Em agonismo a este vetor está, claro, o reclaim-the-streets involuntário, por vezes irrefletido, das classes médias altas de centro de metrópole no Brasil pelo retorno do uso livre das ruas. Pode-se dizer que, lato senso, me incluo em ambos, embora não strictu senso: minha preferência pelo balet clássico é justamente quase machista num ambiente aviadado; remo olímpico, meu esporte de predileção, é muito mais feminino e gay do que se imagina (inclusive porque trabalha muito mais a musculatura da perna – não é canoagem, é uma bicicleta aquática praticamente); – e claro, meu interesse pela mobilidade desmotorizada está aquém disso (meu amor intenso, erótico, pelas cidades desde sempre) e além disso (não tenho fetiche esportivo com bicicletas), e some-se o fato de que, sintaticamente, sou um hetero que prefere os rapazes (mas não no sentido vulgar e proletário, e daí que minha erudição e sensibilidade estética são muito mais traços masculinos herdados de minha familia materna. O que há de viadagem em mim é muito mais uma grosseria libidinosa da Ribeira, herdada de meu pai, lida ordinariamente como masculinidade de povão: a xibietagem da pipoca de carnaval).

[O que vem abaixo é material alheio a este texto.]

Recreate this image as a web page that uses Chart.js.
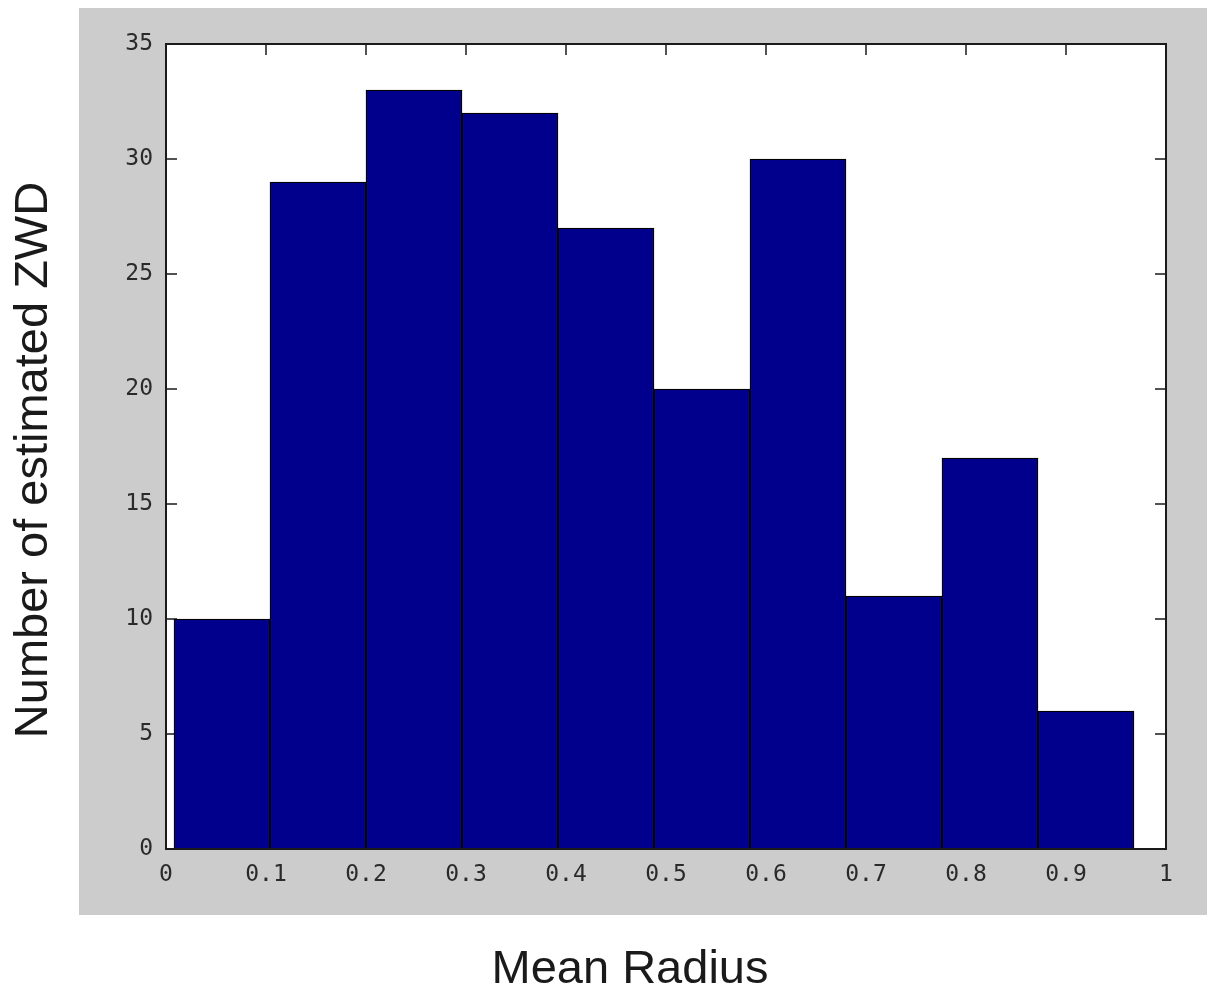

Do outro lado da moeda disso, outra anedota: depois da Bicicletada deste mês, encontro, por acaso, amigos não muito próximos no bar Mocambinho do Largo Dois de Julho. É aniversário de um deles: belíssimo, e com uma involuntária feminilidade por ser designer, é também muito hetero e às vezes quase troglodita macho brucutú (bem dentro do paradigma familista pequeno-burguês do eixo Pituba-Brotas). Este amigo, mais tarde, meio bebado reclama: “E você nem pegou na minha bunda hoje”:
– Eu nunca peguei na sua bunda, na verdade.
– Devia, é macia, pegue aí que eu gosto.
– É mesmo! Agora quero um beijo.
– Beijo na boca não dou não!
– Eu dou um bitoque – diz o irmão mais novo dele, muito mais macho (e machista), muito menos dado a dissonâncias sexuais. E me sapeca um selinho…
Para-além da sorte que tenho de os meios em que convivo, embora largamente heterossexuais, serem compostos por sujeitos que não vêem na heterossexualidade um destino natural da pulsão, mas um acaso fortuito da escolha embora recorrente, e de nestes a demonstração de afeto físico entre homens ser estimulada (o que aliás é comum em vários nichos da Reconvexa), e a agressividade física desestimulada (a intelectual é bem vista), estas são liberdades muito positivas (e não, eu não sou Queer – eu continuo achando os Queer uns rematados oligofrênicos). Embora, claro, um colega de trabalho que também mora no Dois de Julho tenha já me perguntado se o Mocambinho é gay porque “dá muito viado lá” – por óbvio que não: é um boteco de rua com uma cozinha esmerada, boa cerveja, ampla tolerância com a diversidade, sutil politização e interesse por fomentos culturais microfísicos.
Nenhum destes três impulsos são majoritários, mas são forças muito mais importantes de democratização material do Brasil (ao menos de Salvador e da Bahia – em Cachoeira o clima parece estar seguindo este rumo, também, e ainda alhures sertão adentro) do que se possa imaginar, gerando um ciclo virtuoso: fragilização das barreiras de gênero (vá lá!) ampliando a inventividade e intensidade do uso de espaços públicos, intensificação e reinvenção do uso dos espaços públicos fragilizando as barreiras (vá lá) de gênero.
O vaticínio que fiz, mais como manifesto, anos atrás por twitcam parece estar se realizando como profecia: os viados precisam pedalar (e andar de skate) tanto quanto os usuários de bicicleta precisam se aviadar (nem que seja pela via do CycleChic como vá-de-retro no ciclismo-como-esporte).